Vadym Yevhenovych Lashkarov

The outstanding Ukrainian physicist Vadym Yevhenovych Lashkarov was born on October 7, 1903, in Kyiv. In 1924, he graduated from the Kyiv Institute of Public Education (now Taras Shevchenko National University of Kyiv) and entered graduate school at the research department of the Kyiv Polytechnic Institute. From 1925 to 1927, he worked at the KPI, first as a lecturer and later as an associate professor.

V.E. Lashkaryov took an active part in organizing the Institute of Physics of the Academy of Sciences of the Ukrainian SSR, where he headed the Department of X-ray Physics from 1929 to 1930.

In 1930, Academician A.F. Yoffe invited the scientist to the laboratory of the Leningrad Institute of Physics and Technology. For five years, V.E. Lashkarev headed the X-ray department, and later the electron diffraction department. Together with V.P. Linnik, he completed a series of works on the optics of X-rays. He carried out pioneering work on determining the distribution of electron density and potential in solids and wrote the first monograph in the USSR, “Diffraction of Electrons.” For this work, he was awarded a doctorate in physics and mathematics without a public defense. Then, in 1934, V.E. Lashkarev was sent to Arkhangelsk, where he headed the physics department at the medical institute until 1939.
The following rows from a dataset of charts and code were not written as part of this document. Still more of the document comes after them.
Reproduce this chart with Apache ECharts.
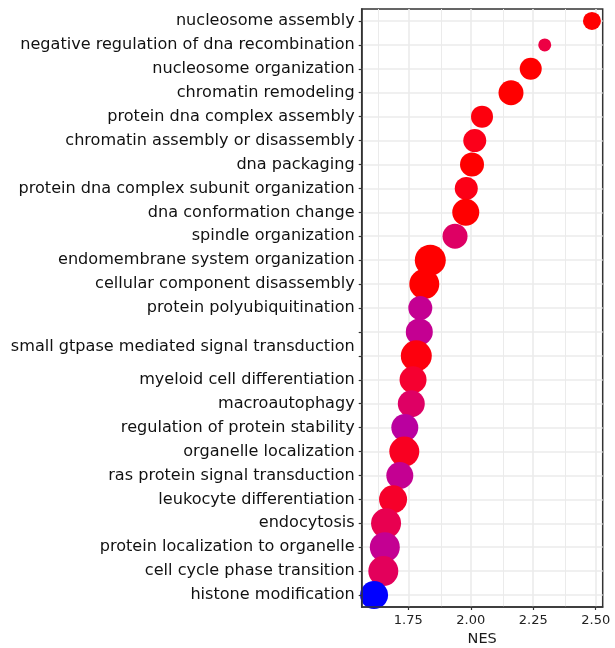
<!DOCTYPE html>
<html>
<head>
<meta charset="utf-8">
<script src="https://cdn.jsdelivr.net/npm/echarts@6/dist/echarts.min.js"></script>
<style>
  html, body { margin: 0; padding: 0; background: #ffffff; }
  #chart { width: 615px; height: 648px; }
</style>
</head>
<body>
<div id="chart"></div>
<script>
// ---------- data ----------
const categories = [
  'nucleosome assembly',
  'negative regulation of dna recombination',
  'nucleosome organization',
  'chromatin remodeling',
  'protein dna complex assembly',
  'chromatin assembly or disassembly',
  'dna packaging',
  'protein dna complex subunit organization',
  'dna conformation change',
  'spindle organization',
  'endomembrane system organization',
  'cellular component disassembly',
  'protein polyubiquitination',
  '',
  'small gtpase mediated signal transduction\n',
  'myeloid cell differentiation',
  'macroautophagy',
  'regulation of protein stability',
  'organelle localization',
  'ras protein signal transduction',
  'leukocyte differentiation',
  'endocytosis',
  'protein localization to organelle',
  'cell cycle phase transition',
  'histone modification'
];
const nes = [
  2.485, 2.296, 2.240, 2.161, 2.045, 2.016, 2.005, 1.982, 1.980, 1.937,
  1.838, 1.814, 1.798, 1.794, 1.782, 1.769, 1.762, 1.736, 1.734, 1.716,
  1.689, 1.661, 1.656, 1.650, 1.613
];
const setSize = [
  18, 13, 22, 25, 22, 23, 24, 23, 27, 25,
  31, 30, 24, 27, 31, 27, 27, 27, 30, 27,
  28, 30, 30, 30, 28
];
const significance = [
  1.00, 0.80, 1.00, 1.00, 0.98, 0.95, 1.00, 0.96, 1.00, 0.66,
  1.00, 1.00, 0.46, 0.46, 0.98, 0.88, 0.66, 0.40, 0.93, 0.46,
  0.90, 0.75, 0.46, 0.70, 0.00
];
const xTickValues = [1.75, 2.00, 2.25, 2.50];
const xMinorValues = [1.625, 1.875, 2.125, 2.375];
const xRange = [1.5635, 2.528];

// ---------- colour scale (blue -> red, interpolated in Lab like ggplot2) ----------
function srgbToLin(c) { c /= 255; return c <= 0.04045 ? c / 12.92 : Math.pow((c + 0.055) / 1.055, 2.4); }
function linToSrgb(c) { c = Math.max(0, Math.min(1, c)); return c <= 0.0031308 ? 12.92 * c : 1.055 * Math.pow(c, 1 / 2.4) - 0.055; }
function rgbToLab(r, g, b) {
  const R = srgbToLin(r), G = srgbToLin(g), B = srgbToLin(b);
  let X = (0.4124 * R + 0.3576 * G + 0.1805 * B) / 0.95047;
  let Y = (0.2126 * R + 0.7152 * G + 0.0722 * B);
  let Z = (0.0193 * R + 0.1192 * G + 0.9505 * B) / 1.08883;
  const f = t => t > 0.008856 ? Math.cbrt(t) : 7.787 * t + 16 / 116;
  const fx = f(X), fy = f(Y), fz = f(Z);
  return [116 * fy - 16, 500 * (fx - fy), 200 * (fy - fz)];
}
function labToRgb(L, a, b) {
  const fy = (L + 16) / 116, fx = fy + a / 500, fz = fy - b / 200;
  const inv = t => t > 0.206893 ? t * t * t : (t - 16 / 116) / 7.787;
  const X = inv(fx) * 0.95047, Y = inv(fy), Z = inv(fz) * 1.08883;
  const R = 3.2406 * X - 1.5372 * Y - 0.4986 * Z;
  const G = -0.9689 * X + 1.8758 * Y + 0.0415 * Z;
  const B = 0.0557 * X - 0.2040 * Y + 1.0570 * Z;
  return [R, G, B].map(c => Math.round(linToSrgb(c) * 255));
}
const labLow = rgbToLab(0, 0, 255), labHigh = rgbToLab(255, 0, 0);
function colorFor(t) {
  const L = labLow[0] + (labHigh[0] - labLow[0]) * t;
  const a = labLow[1] + (labHigh[1] - labLow[1]) * t;
  const b = labLow[2] + (labHigh[2] - labLow[2]) * t;
  const c = labToRgb(L, a, b);
  return 'rgb(' + c.join(',') + ')';
}

// ---------- chart ----------
const points = nes.map((v, i) => ({
  value: [v, i, setSize[i]],
  itemStyle: { color: colorFor(significance[i]), opacity: 1 }
}));

const gridLines = [];
xTickValues.forEach(v => gridLines.push({ xAxis: v, lineStyle: { color: '#ebebeb', width: 1.6, type: 'solid' } }));
xMinorValues.forEach(v => gridLines.push({ xAxis: v, lineStyle: { color: '#ebebeb', width: 1.0, type: 'solid' } }));
categories.forEach((c, i) => gridLines.push({ yAxis: i, lineStyle: { color: '#ebebeb', width: 1.6, type: 'solid' } }));

const chart = echarts.init(document.getElementById('chart'), null, { renderer: 'canvas' });
chart.setOption({
  animation: false,
  backgroundColor: '#ffffff',
  grid: {
    left: 361.7, right: 12.3, top: 9, bottom: 41,
    outerBoundsMode: 'none',
    containLabel: false,
    show: true, borderColor: '#333333', borderWidth: 1.5, backgroundColor: '#ffffff'
  },
  xAxis: {
    type: 'value',
    min: xRange[0], max: xRange[1],
    name: 'NES', nameLocation: 'middle', nameGap: 25,
    nameTextStyle: { fontFamily: 'DejaVu Sans', fontSize: 14.5, color: '#1a1a1a' },
    z: 5,
    axisLine: { show: true, lineStyle: { color: '#333333', width: 1.5 } },
    axisTick: { show: true, customValues: xTickValues, length: 3, lineStyle: { color: '#333333', width: 1.2 } },
    axisLabel: {
      customValues: xTickValues, margin: 7,
      formatter: v => v.toFixed(2),
      fontFamily: 'DejaVu Sans', fontSize: 13, color: '#222222'
    },
    splitLine: { show: false }
  },
  yAxis: {
    type: 'category',
    inverse: true,
    data: categories,
    z: 5,
    axisLine: { show: true, lineStyle: { color: '#333333', width: 1.5 } },
    axisTick: { show: true, alignWithLabel: true, length: 3, lineStyle: { color: '#333333', width: 1.2 } },
    axisLabel: {
      margin: 7, interval: 0,
      fontFamily: 'DejaVu Sans', fontSize: 16.1, color: '#111111', lineHeight: 19
    },
    splitLine: { show: false }
  },
  series: [
    {
      type: 'scatter',
      z: 1,
      data: [],
      silent: true,
      markLine: {
        z: 1,
        silent: true,
        symbol: 'none',
        label: { show: false },
        animation: false,
        data: gridLines
      }
    },
    {
      type: 'scatter',
      z: 3,
      data: points,
      symbol: 'circle',
      symbolSize: d => d[2],
      itemStyle: { opacity: 1 },
      clip: false
    }
  ]
});
</script>
</body>
</html>
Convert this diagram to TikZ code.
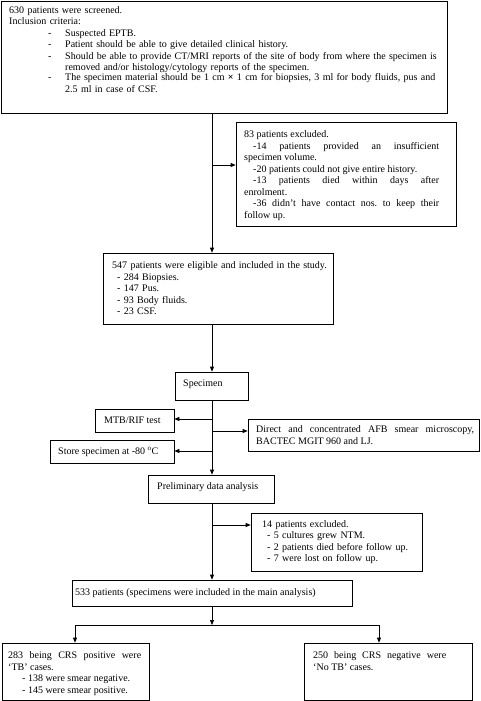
\documentclass[tikz,border=0pt]{standalone}
\usepackage{fontspec}
\setmainfont{Liberation Serif}
\usetikzlibrary{arrows.meta,fit}
\frenchspacing
\begin{document}
\begin{tikzpicture}[x=1pt,y=-1pt,
  boxst/.style={draw, line width=0.7pt, inner sep=0pt, fit={#1}},
  txt/.style={inner sep=0pt, anchor=base west, font=\fontsize{10}{11.5}\selectfont\frenchspacing},
  jtxt/.style={txt, align=justify},
  ltxt/.style={txt, align=left},
  conn/.style={line width=0.7pt},
  arr/.style={conn, -{Triangle[length=5pt,width=4pt]}}]
\useasboundingbox (0,0) rectangle (480,701);
\coordinate (sp) at (212,0);
% boxes
\node[boxst={(1,1)(447,113)}] (b1) {};
\node[boxst={(236,122)(456,226)}] (b2) {};
\node[boxst={(103,253)(333,324)}] (b3) {};
\node[boxst={(175,372)(248,400)}] (b4) {};
\node[boxst={(95,409)(174,432)}] (b5) {};
\node[boxst={(248,419)(479,451)}] (b6) {};
\node[boxst={(50,440)(174,463)}] (b7) {};
\node[boxst={(148,475)(274,503)}] (b8) {};
\node[boxst={(251,513)(422,571)}] (b9) {};
\node[boxst={(72,580)(352,606)}] (b10) {};
\node[boxst={(2,643)(149,700)}] (b11) {};
\node[boxst={(304,643)(472,700)}] (b12) {};
% texts
\node[ltxt, text width=432pt] (t1) at (9,13.3) {630 patients were screened.\\
Inclusion criteria:\\
\hspace*{39pt}\makebox[17pt][l]{-}Suspected EPTB.\\
\hspace*{39pt}\makebox[17pt][l]{-}Patient should be able to give detailed clinical history.\\
\hspace*{39pt}\makebox[17pt][l]{-}\parbox[t]{372pt}{\raggedright Should be able to provide CT/MRI reports of the site of body from where the specimen is\\removed and/or histology/cytology reports of the specimen.}\\
\hspace*{39pt}\makebox[17pt][l]{-}\parbox[t]{372pt}{\raggedright The specimen material should be 1 cm \textbf{×} 1 cm for biopsies, 3 ml for body fluids, pus and\\2.5 ml in case of CSF.}};
\node[jtxt, text width=195pt] (t2) at (244,137.8) {83 patients excluded.\par
\hspace*{9pt}-14 patients provided an insufficient \linebreak specimen volume.\par
\hspace*{9pt}-20 patients could not give entire history.\par
\hspace*{9pt}-13 patients died within days after \linebreak enrolment.\par
\hspace*{9pt}-36 didn’t have contact nos. to keep their \linebreak follow up.};
\node[ltxt, text width=220pt] (t3) at (112,268.5) {547 patients were eligible and included in the study.\\
\hspace*{5pt}- 284 Biopsies.\\
\hspace*{5pt}- 147 Pus.\\
\hspace*{5pt}- 93 Body fluids.\\
\hspace*{5pt}- 23 CSF.};
\node[txt] (t4) at (183,386.5) {Specimen};
\node[txt] (t5) at (104,423) {MTB/RIF test};
\node[jtxt, text width=218pt] (t6) at (256,432.5) {Direct and concentrated AFB smear microscopy, \linebreak BACTEC MGIT 960 and LJ.};
\node[txt] (t7) at (58,454.5) {Store specimen at -80 \textsuperscript{o}C};
\node[txt] (t8) at (157,489.5) {Preliminary data analysis};
\node[ltxt, text width=160pt] (t9) at (262,527) {14 patients excluded.\\
\hspace*{5pt}- 5 cultures grew NTM.\\
\hspace*{5pt}- 2 patients died before follow up.\\
\hspace*{5pt}- 7 were lost on follow up.};
\node[txt] (t10) at (75,595) {533 patients (specimens were included in the main analysis)};
\node[jtxt, text width=133pt] (t11) at (8,658.5) {283 being CRS positive were \linebreak ‘TB’ cases.\par
\hspace*{14pt}- 138 were smear negative.\par
\hspace*{14pt}- 145 were smear positive.};
\node[jtxt, text width=133pt] (t12) at (313,658.5) {250 being CRS negative were \linebreak ‘No TB’ cases.};
% connectors
\coordinate (j2) at (212,165);
\coordinate (j5) at (212,419);
\coordinate (j6) at (212,431);
\coordinate (j7) at (212,451);
\coordinate (j9) at (212,525);
\coordinate (hb) at (212,625);
\coordinate (hl) at (75,625);
\coordinate (hr) at (379,625);
\draw[arr] (b1.south -| sp) -- (b3.north -| sp);
\draw[arr] (j2) -- (j2 -| b2.west);
\draw[arr] (b3.south -| sp) -- (b4.north -| sp);
\draw[arr] (b4.south -| sp) -- (b8.north -| sp);
\draw[arr] (j5) -- (j5 -| b5.east);
\draw[arr] (j6) -- (j6 -| b6.west);
\draw[arr] (j7) -- (j7 -| b7.east);
\draw[arr] (b8.south -| sp) -- (b10.north -| sp);
\draw[arr] (j9) -- (j9 -| b9.west);
\draw[arr] (b10.south -| sp) -- (hb);
\draw[conn] (hl) -- (hr);
\draw[arr] (hl) -- (hl |- b11.north);
\draw[arr] (hr) -- (hr |- b12.north);
\end{tikzpicture}
\end{document}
In 1939, Vadim Yevgenyevich returned to Kyiv and headed the semiconductor department at the Institute of Physics and, at the same time, the physics department at Kyiv University.

In 1941, the scientist began researching the closing layers of copper oxide rectifiers using a thermoprobe. He established that on both sides of the barrier layer, located parallel to the copper-copper oxide boundary, the current carriers have opposite signs. This phenomenon was later named the p-n junction. V.E. Lashkarev, together with a group of American scientists, should have received the Nobel Prize in Physics in 1956 for the discovery of the transistor effect.

In 1945, V.E. Lashkarev was elected a full member of the Academy of Sciences of the Ukrainian SSR.

In the early 1950s, under his leadership, the Institute of Physics of the Academy of Sciences of the Ukrainian SSR organized the production of point-contact transistors. In 1960, the Institute of Semiconductors of the Academy of Sciences of the Ukrainian SSR was opened, and Vadym Yevgenyevich was appointed its director.

V.E. Lashkaryov's main scientific works are devoted to the study of electron diffraction and semiconductor physics. He is also known for his works on the mechanism of photoelectric forces in semiconductors, photoconductivity, bipolar conductivity, and electron levels on semiconductor surfaces.

Vadym Yevgenovych paid great attention to the training of scientific personnel. At the KDU Department of Physics, he introduced the specialization “semiconductor physics” and later created the first department of semiconductors. Under his direct guidance and consultation, a significant number of doctoral and candidate dissertations were defended.

V.E. Lashkarev died on December 1, 1974. In 2002, the Institute of Semiconductors of the National Academy of Sciences of Ukraine was named after V.E. Lashkarev.